So what exactly is this “app economy?” The money will come from different sources: buying and downloading new apps, buying products with those apps and the advertising revenue generated by the apps. Travel apps and gaming will continue to be hot. People in in South Korea, Mexico, Brazil, Japan and India are already spending more than four hours a day on their mobile apps and usage in those countries is projected to rise.
The big driver could be mobile shopping. The mobile commerce market now accounts for about 90 percent of mobile app usage and is expected to rise even further, along with the number of users worldwide buying goods from their smartphones. E-commerce giants like Amazon.com and Alibaba as well as countless other mobile service sites from Uber to Airbnb are becoming more mainstream as more users rely on their smartphones to make purchases and book reservations rather than their desktop computers. (Amazon chief executive Jeffrey P. Bezos owns The Washington Post.)

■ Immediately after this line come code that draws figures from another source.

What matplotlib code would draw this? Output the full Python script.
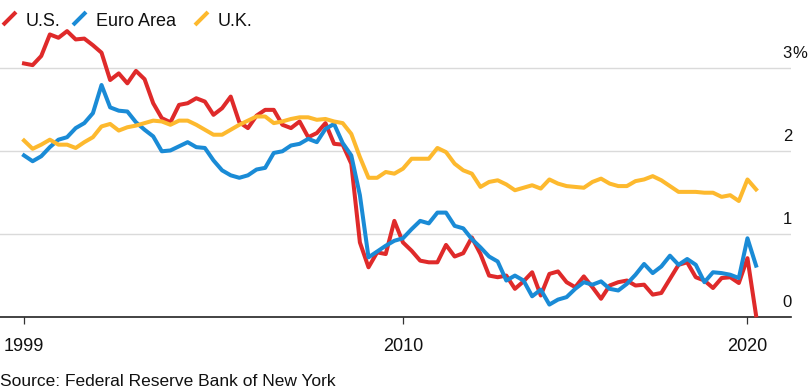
import numpy as np
import matplotlib
matplotlib.use("Agg")
import matplotlib.pyplot as plt
from matplotlib.lines import Line2D
from matplotlib.transforms import Affine2D

plt.rcParams["font.family"] = ["Liberation Sans", "DejaVu Sans"]

# quarterly readings, 1999 Q1 .. 2020 Q2
start_year = 1999
us = [3.06, 3.04, 3.15, 3.41, 3.37, 3.45, 3.35, 3.36, 3.28, 3.19, 2.86, 2.94, 2.82, 2.97, 2.87,
      2.58, 2.40, 2.35, 2.56, 2.58, 2.64, 2.60, 2.44, 2.52, 2.66, 2.35, 2.28, 2.43, 2.50,
      2.50, 2.32, 2.28, 2.36, 2.17, 2.22, 2.34, 2.09, 2.08, 1.85, 0.90, 0.60, 0.78, 0.76, 1.16,
      0.90, 0.80, 0.68, 0.66, 0.66, 0.87, 0.73, 0.77, 0.96, 0.76, 0.50, 0.48, 0.50, 0.34,
      0.43, 0.54, 0.26, 0.52, 0.55, 0.42, 0.36, 0.49, 0.36, 0.22, 0.38, 0.42, 0.44, 0.38,
      0.39, 0.27, 0.29, 0.46, 0.63, 0.66, 0.48, 0.44, 0.35, 0.47, 0.48, 0.41, 0.71, 0.02]
euro = [1.95, 1.88, 1.94, 2.05, 2.14, 2.17, 2.28, 2.34, 2.46, 2.80, 2.53, 2.49, 2.48, 2.35, 2.26,
        2.18, 2.00, 2.01, 2.06, 2.11, 2.05, 2.04, 1.89, 1.77, 1.71, 1.68, 1.71, 1.78, 1.80,
        1.98, 2.00, 2.07, 2.09, 2.15, 2.11, 2.27, 2.33, 2.10, 1.95, 1.47, 0.72, 0.79, 0.86, 0.92,
        0.95, 1.06, 1.16, 1.13, 1.26, 1.26, 1.10, 1.07, 0.94, 0.84, 0.73, 0.67, 0.44, 0.50,
        0.44, 0.25, 0.33, 0.15, 0.21, 0.24, 0.34, 0.42, 0.39, 0.43, 0.34, 0.32, 0.40, 0.51,
        0.64, 0.53, 0.61, 0.74, 0.63, 0.70, 0.63, 0.42, 0.54, 0.53, 0.51, 0.47, 0.95, 0.62]
uk = [2.13, 2.03, 2.08, 2.14, 2.08, 2.08, 2.04, 2.11, 2.17, 2.30, 2.33, 2.25, 2.29, 2.31, 2.34,
      2.37, 2.36, 2.32, 2.37, 2.37, 2.32, 2.26, 2.20, 2.20, 2.26, 2.32, 2.37, 2.42, 2.42,
      2.34, 2.36, 2.39, 2.41, 2.41, 2.38, 2.39, 2.36, 2.34, 2.21, 1.93, 1.68, 1.68, 1.75, 1.73,
      1.79, 1.91, 1.91, 1.91, 2.04, 1.99, 1.85, 1.77, 1.73, 1.57, 1.63, 1.65, 1.60, 1.53,
      1.56, 1.59, 1.55, 1.66, 1.61, 1.58, 1.57, 1.56, 1.63, 1.67, 1.61, 1.58, 1.58, 1.64,
      1.66, 1.70, 1.65, 1.58, 1.51, 1.51, 1.51, 1.50, 1.50, 1.45, 1.47, 1.40, 1.66, 1.54]

series_names = ["U.S.", "Euro Area", "U.K."]
colors = ["#df2a2a", "#1a8bd6", "#fdb92e"]
year_ticks = [1999, 2010, 2020]
y_ticks = [0, 1, 2, 3]

W, H = 811, 389
fig = plt.figure(figsize=(W / 100, H / 100), dpi=100)
ax = fig.add_axes([0, 72 / H, 791 / W, 290 / H])

years = start_year + np.arange(len(us)) / 4
for vals, c in zip([us, euro, uk], colors):
    ax.plot(years, vals, color=c, lw=2.9, clip_on=False, zorder=3)

ax.set_xlim(1998.303, 2021.264)
ax.set_ylim(0, 3.5)

for v in y_ticks[1:]:
    ax.axhline(v, color="#dadada", lw=1.0, zorder=1)

for s in ["top", "left", "right"]:
    ax.spines[s].set_visible(False)
ax.spines["bottom"].set_color("#222222")
ax.spines["bottom"].set_linewidth(1.2)

ax.set_xticks(year_ticks)
ax.set_xticklabels([str(y) for y in year_ticks])
ax.tick_params(axis="x", length=5, width=0.9, color="#333333", pad=10,
               labelsize=13, labelcolor="#111111")
ax.set_yticks([])

# right-hand value labels sitting above each gridline
for v in y_ticks:
    ax.annotate(str(v), xy=(1, v), xycoords=("axes fraction", "data"),
                xytext=(1, 10), textcoords="offset pixels",
                ha="right", va="baseline", fontsize=12, color="#111111")
ax.annotate("%", xy=(1, y_ticks[-1]), xycoords=("axes fraction", "data"),
            xytext=(1, 10), textcoords="offset pixels",
            ha="left", va="baseline", fontsize=12, color="#111111")

# legend drawn by hand at the top left, pixel coords from top-left corner
px = Affine2D().scale(1 / W, -1 / H).translate(0, 1) + fig.transFigure
icon_x = [3, 73, 195]
text_x = [26, 96, 218]
for name, c, ix, tx in zip(series_names, colors, icon_x, text_x):
    fig.add_artist(Line2D([ix, ix + 13], [25, 12], color=c, lw=2.9,
                          solid_capstyle="butt", transform=px))
    fig.text(tx, 26, name, transform=px, fontsize=13, va="baseline",
             color="#111111")

fig.text(0, 386, "Source: Federal Reserve Bank of New York", transform=px,
         fontsize=12.5, va="baseline", color="#111111")

fig.savefig("out.png", dpi=100)
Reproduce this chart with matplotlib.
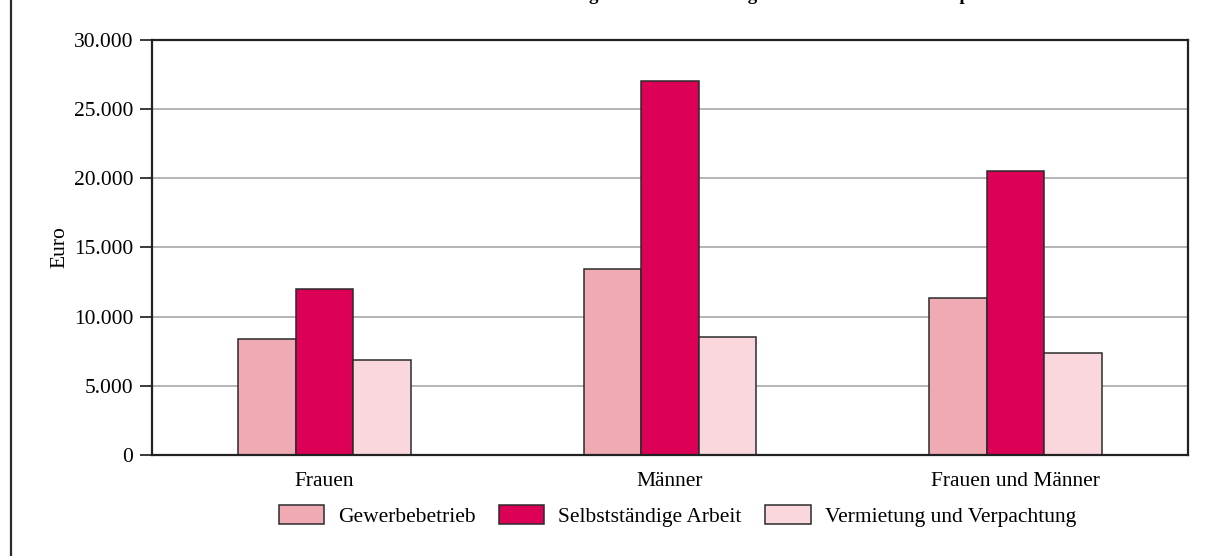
import matplotlib.pyplot as plt
import matplotlib.lines as mlines
from matplotlib.ticker import FuncFormatter
import numpy as np

plt.rcParams['font.family'] = ['Liberation Serif', 'DejaVu Serif']

# data (Euro)
groups = ["Frauen", "Männer", "Frauen und Männer"]
series_names = ["Gewerbebetrieb", "Selbstständige Arbeit", "Vermietung und Verpachtung"]
gewerbe = [8400, 13450, 11370]
selbst = [12000, 27050, 20550]
vermietung = [6870, 8530, 7350]
colors = ["#EFAAB4", "#DC0057", "#F9D7DD"]
title = "Durchschnittlicher Betrag der Einkünfte ausgewählter Einkunftsarten pro Steuerfall"

fig = plt.figure(figsize=(12.05, 5.56), dpi=100)
ax = fig.add_axes([0.1261, 0.1817, 0.8598, 0.7464])

x = np.arange(len(groups))
w = 1 / 6
for i, (vals, name) in enumerate(zip([gewerbe, selbst, vermietung], series_names)):
    ax.bar(x + (i - 1) * w, vals, width=w, color=colors[i], edgecolor="#2b2b2b",
           linewidth=1.1, label=name, zorder=3)

ax.set_xlim(-0.5, 2.5)
ax.set_ylim(0, 30000)
ax.set_yticks(np.arange(0, 30001, 5000))
ax.yaxis.set_major_formatter(FuncFormatter(lambda v, p: f"{int(v):,}".replace(",", ".")))
ax.set_xticks(x)
ax.set_xticklabels(groups, fontsize=15.5)
ax.tick_params(axis="x", length=0, pad=12)
ax.tick_params(axis="y", length=8.6, width=1.3, color="#2b2b2b", labelsize=15.5, pad=5)
ax.yaxis.grid(True, color="#a8a8a8", linewidth=1.2, zorder=0)
for s in ax.spines.values():
    s.set_color("#222222")
    s.set_linewidth(1.6)
ax.spines["bottom"].set_zorder(4)
ax.set_ylabel("Euro", fontsize=15.5, labelpad=3)

ax.legend(loc="center", bbox_to_anchor=(0.562, 0.072), bbox_transform=fig.transFigure,
          ncol=3, frameon=False, fontsize=15.5, handlelength=2.1, handleheight=1.0,
          handletextpad=0.65, columnspacing=1.1)

# title cut off at the top edge, only descenders visible
fig.text(0.605, 1.0, title, ha="center", va="baseline", fontsize=13.6, fontweight="bold")

# left border line
fig.add_artist(mlines.Line2D([0.0088, 0.0088], [0, 1], color="#2b2b2b", linewidth=1.6))

fig.savefig("out.png", dpi=100)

Another big factor will be mobile payment services like Apple Pay, Square and PayPal which are predicted to rival the use of credit cards over the next few years. In addition, many traditional brick and mortar retailers–including Walmart and Target–are investing heavily in e-commerce and mobile shopping solutions to complement in-store browsing.
Although the report found that more than 65 percent of mobile users downloaded and installed at least one app in May 2017, the forecasted app economy isn’t necessarily driven by new downloads as it is by usage. According to the ReCode story, App Annie predicts that global usage will double but so will the time and money spent on apps with the typical person spending around $1,000 (up from about $350), on average, using their mobile apps by 2021.
All of this will create opportunities for thousands of entrepreneurs who develop solutions, manage data, nurture customers and secure transactions. If you’re looking for a place to make money, the app economy beckons.